Writer Gore Vidal died last week at the age of 86, an occasion marked by an outpouring of appreciation. He was a canary in a coal mine, a connoisseur of empires, a cultural icon who made waves. That's nowhere near all: those are thoughts only from staff writers here at the Los Angeles Times.
Others, too, have thought of ways to remember the author, who stirred sensibilities writing about homosexuality and intersexuality, shared his critiques of government and war, and wrote plays, screenplays and massive historical novels that landed on bestseller lists.
Take, for example, the magazine Writer's Digest, which went back to a 1975 piece about Vidal and pulled out 10 terrific quotes from him about writing. “You can improve your talent, but your talent is a given, a mysterious constant. You must make it the best of its kind,” is one thing he said. Another is: “I’ll tell you exactly what I would do if I were 20 and wanted to be a good writer. I would study maintenance, preferably plumbing.... So that I could command my own hours and make a good living on my own time.”

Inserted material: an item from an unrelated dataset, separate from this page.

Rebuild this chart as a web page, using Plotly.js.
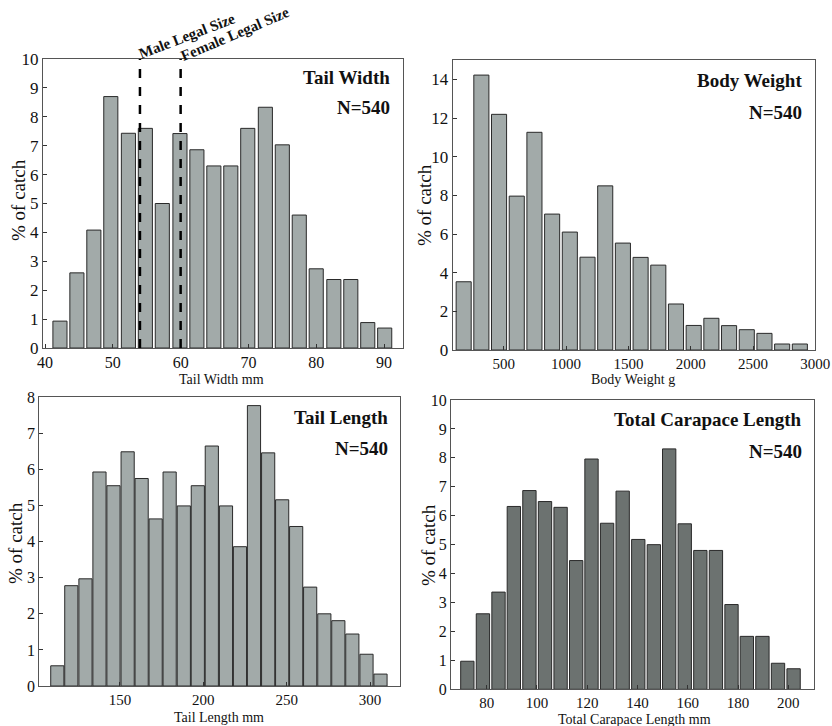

Next is public television. PBS also went into its archives and brought back its "American Masters" biography, "The Education of Gore Vidal." First aired in 2003, the documentary includes interviews with Vidal when he still lived in Italy, fellow literary heavyweight Geoprge Plimpton, and Hollywood friends including Paul Newman and Joanne Woodward. "The Education of Gore Vidal" has been posted in full on the American Masters website, where it will be streaming on demand through Aug. 9.